Steven Soderbergh aired his grievances with superhero movies saying there's not enough f*cking in these films for his tastes.

Steven Soderbergh doesn't understand superhero movies because there's no f*cking

Steven Soderbergh, the director behind thriller movie Oceans 11 and disaster movie Contagion, aired his grievances with the most maligned but profitable genre in Hollywood, superhero films. In an interview with The Daily Beast, Soderbergh was asked if he’d like to return to franchise work.

“Not really,” he answered. “I’m not a snob; it’s not that I feel it’s some lower tier in any way. It really becomes about what universe you occupy as a storyteller. I’m just too earthbound to really release myself to a universe in which Newtonian physics don’t exist [laughs].”

The Magic Mike director then said he struggles to relate to the sexless world of the genre. “For a lot of these, for me to understand the world and how to write or supervise the writing of the story and the characters—apart from the fact that I can bend time and defy gravity and shoot beams out of my fingers—there’s no fucking,” he laughed. “Nobody’s fucking! Like, I don’t know how to tell people how to behave in a world in which that is not a thing.”

Soderbergh’s not wrong about the superhero genre being pretty sexless. Most of these action movies are more focused on the exhibition of spectacle than pure exhibitionism, but things are changing.

Eternals recently made history as the first Marvel Cinematic Universe movie to feature a sex scene. We say sex scene, it was about as erotic as two action figures being mashed together, but it was something.
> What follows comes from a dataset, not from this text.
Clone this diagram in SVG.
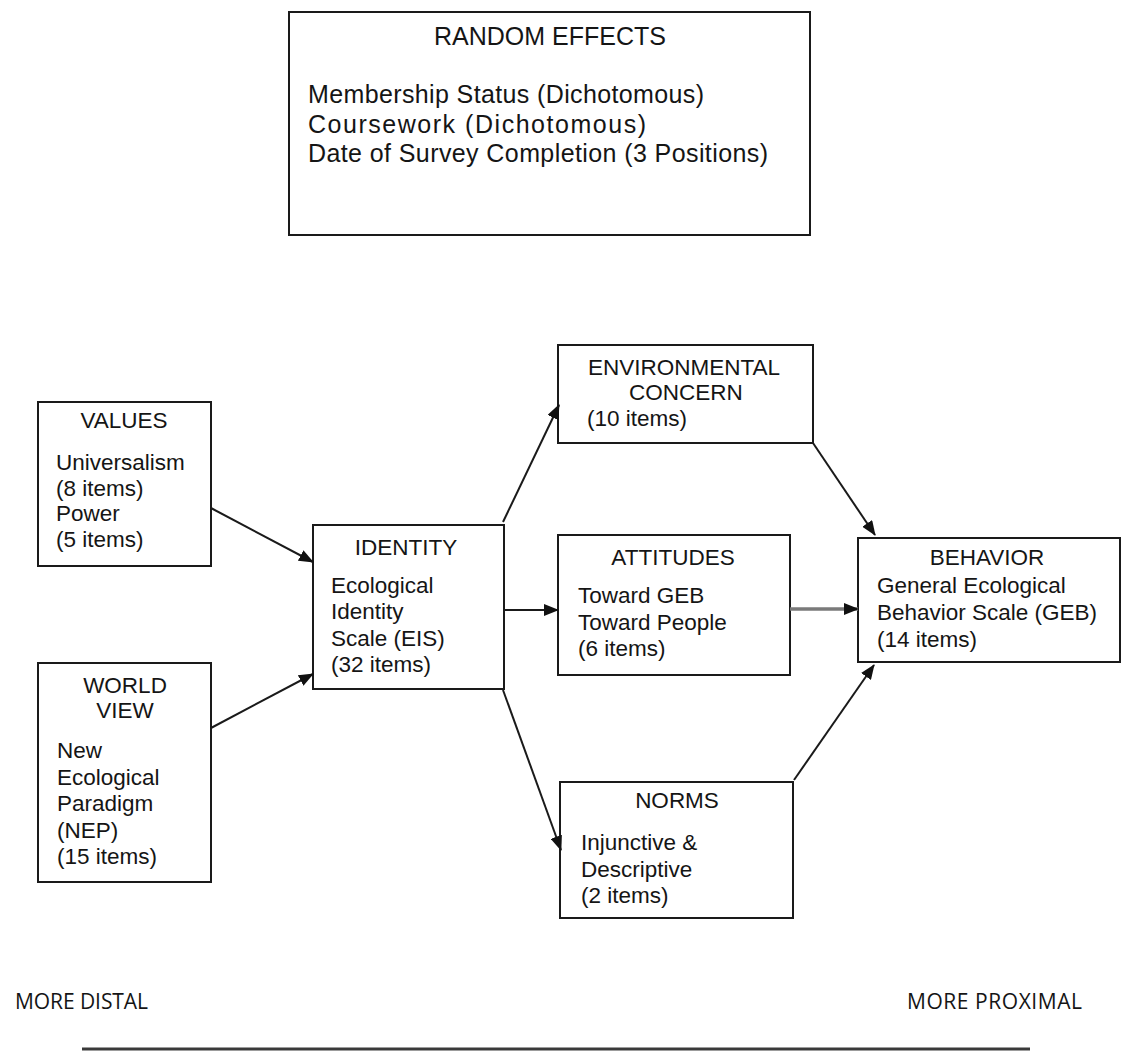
<svg xmlns="http://www.w3.org/2000/svg" width="1127" height="1057" viewBox="0 0 1127 1057">
  <style>
    .box { fill: #ffffff; stroke: #1a1a1a; stroke-width: 2; }
    .t { font-family: "Liberation Sans", Arial, sans-serif; font-size: 22.5px; fill: #151515; }
    .c { text-anchor: middle; }
    .big { font-size: 25px; }
    .axis { font-family: "Open Sans", "Liberation Sans", sans-serif; font-size: 21px; fill: #151515; }
    .edge { fill: none; stroke: #1a1a1a; stroke-width: 2; marker-end: url(#arrow); }
    .edge-gray { fill: none; stroke: #7a7a7a; stroke-width: 3.5; marker-end: url(#arrow); }
  </style>
  <defs>
    <marker id="arrow" markerUnits="userSpaceOnUse" markerWidth="15" markerHeight="12" viewBox="0 0 15 12" refX="14" refY="6" orient="auto">
      <path d="M0,0 L15,6 L0,12 Z" fill="#111111"/>
    </marker>
  </defs>

  <rect width="1127" height="1057" fill="#ffffff"/>

  <!-- random effects block -->
  <g id="random-effects">
    <rect class="box" x="289" y="12" width="521" height="223"/>
    <text class="t big c" x="550" y="45">RANDOM EFFECTS</text>
    <text class="t big" x="308" y="103" textLength="396">Membership Status (Dichotomous)</text>
    <text class="t big" x="308" y="133" textLength="338">Coursework (Dichotomous)</text>
    <text class="t big" x="308" y="162" textLength="460">Date of Survey Completion (3 Positions)</text>
  </g>

  <!-- model nodes -->
  <g id="values">
    <rect class="box" x="38" y="402" width="173" height="164"/>
    <text class="t c" x="124" y="428">VALUES</text>
    <text class="t" x="56" y="470">Universalism</text>
    <text class="t" x="56" y="496">(8 items)</text>
    <text class="t" x="56" y="521">Power</text>
    <text class="t" x="56" y="547">(5 items)</text>
  </g>

  <g id="world-view">
    <rect class="box" x="38" y="663" width="173" height="219"/>
    <text class="t c" x="125" y="693">WORLD</text>
    <text class="t c" x="125" y="718">VIEW</text>
    <text class="t" x="57" y="758">New</text>
    <text class="t" x="57" y="785">Ecological</text>
    <text class="t" x="57" y="811">Paradigm</text>
    <text class="t" x="57" y="838">(NEP)</text>
    <text class="t" x="57" y="864">(15 items)</text>
  </g>

  <g id="identity">
    <rect class="box" x="313" y="525" width="191" height="164"/>
    <text class="t c" x="406" y="555">IDENTITY</text>
    <text class="t" x="331" y="593">Ecological</text>
    <text class="t" x="331" y="619">Identity</text>
    <text class="t" x="331" y="646">Scale (EIS)</text>
    <text class="t" x="331" y="672">(32 items)</text>
  </g>

  <g id="environmental-concern">
    <rect class="box" x="558" y="345" width="255" height="98"/>
    <text class="t c" x="684" y="375">ENVIRONMENTAL</text>
    <text class="t c" x="686" y="400">CONCERN</text>
    <text class="t" x="587" y="426">(10 items)</text>
  </g>

  <g id="attitudes">
    <rect class="box" x="558" y="535" width="232" height="140"/>
    <text class="t c" x="673" y="565">ATTITUDES</text>
    <text class="t" x="578" y="603">Toward GEB</text>
    <text class="t" x="578" y="630">Toward People</text>
    <text class="t" x="578" y="656">(6 items)</text>
  </g>

  <g id="behavior">
    <rect class="box" x="858" y="538" width="262" height="124"/>
    <text class="t c" x="987" y="565">BEHAVIOR</text>
    <text class="t" x="877" y="593">General Ecological</text>
    <text class="t" x="877" y="620">Behavior Scale (GEB)</text>
    <text class="t" x="877" y="647">(14 items)</text>
  </g>

  <g id="norms">
    <rect class="box" x="560" y="782" width="233" height="136"/>
    <text class="t c" x="677" y="808">NORMS</text>
    <text class="t" x="581" y="850">Injunctive &amp;</text>
    <text class="t" x="581" y="877">Descriptive</text>
    <text class="t" x="581" y="903">(2 items)</text>
  </g>

  <!-- connectors -->
  <g id="connectors">
    <line class="edge" x1="211" y1="508" x2="313" y2="562"/>
    <line class="edge" x1="211" y1="728" x2="313" y2="674"/>
    <line class="edge" x1="503" y1="522" x2="559" y2="405"/>
    <line class="edge" x1="813" y1="443" x2="875" y2="535"/>
    <line class="edge" x1="504" y1="610" x2="558" y2="610"/>
    <line class="edge-gray" x1="790" y1="609" x2="858" y2="609"/>
    <line class="edge" x1="503" y1="690" x2="561" y2="850"/>
    <line class="edge" x1="794" y1="780" x2="874" y2="665"/>
  </g>

  <!-- distal / proximal axis -->
  <g id="axis">
    <text class="axis" x="15" y="1009" textLength="133">MORE DISTAL</text>
    <text class="axis" x="907" y="1009" textLength="175">MORE PROXIMAL</text>
    <line x1="82" y1="1049" x2="1030" y2="1049" stroke="#3a3a3a" stroke-width="3"/>
  </g>
</svg>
Steven Soderbergh doesn't understand superhero movies because there's no f*cking

Sexlessness isn’t just an issue in superhero movies, though. It’s something that’s infected a lot of modern blockbusters, most of which are pretty chaste these days. A piece by The Guardian broke down the reason for the death of the sex scene, and it’s got less to do with a new wave of prudishness in Hollywood and more to do with the bottom line.

Basically, if you put a sex scene in your movie, you’re more likely to get an R-rating which limits your potential audience and, therefore, your box office. Studios just aren’t willing to take the financial hit to titillate audiences anymore.